Things were even closer in the men’s 60m hurdles where Andy Pozzi and William Sharman shared the title after they dead-heated the final in 7.64. It was a personal best for Sharman and a satisfying 0.01 inside the Sopot qualifying time for both.

Jemma Simpson made a successful move up from 800m to take the women’s 1500m title in 4:14.68. Timing her attack well, she came through on the home straight ahead of Alison Leonard and Melissa Courtney.

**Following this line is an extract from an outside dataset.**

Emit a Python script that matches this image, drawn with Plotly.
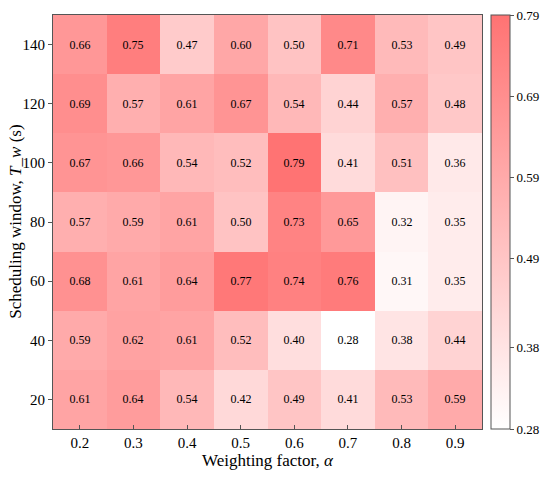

Middle distance events provided some of the highlights on Sunday too, not least the women’s 800m which pitched Scotland’s world leader Laura Muir against the experienced 2011 European indoor champion Jenny Meadows, who is on the comeback trail after a frustrating two years of injuries.

After a tactical first two laps, Meadows made her move 400m out but Muir was in a different class and she streak past down the back straight to win in 2:06.04. The tiring Meadows faded to fourth, edged out by Shelayna Oskan-Clarke and Katie Kirk.

Andrew Osagie looked to be an equally comfortable winner of the men’s 800m when he crossed the line first in 1:50.85 only to be disqualified for stepping off the track when he past the leader on the inside down the back straight.

After taking them through a slow first half of 57.32, the 2012 World Indoor Championships bronze medallist streaked away from the field over the last 100m but Muqtar Mohammed was given the title after crossing the line second in 1:51.87.

Lee Emanuel turned on the style over the final lap to win the men’s 1500m after a modest first 800m.

The Sheffield athlete showed why he is the fastest miler in the world this year as he out-sprinted Chris O’Hare and Charlie Grice to win in 3:48.15. O’Hare dipped ahead of Grice for second as the top four were all under 3:49.

London 2012 Olympic Games bronze medallist Robbie Grabarz won the men’s high jump on count-back as four men cleared 2.24m, while newly-minted British record holder Luke Cutts, second on the 2014 world list after his 5.83m leap last month in Roeun, won his first national indoor title when he cleared 5.60m to beat Max Eaves in a pole vault jump-off.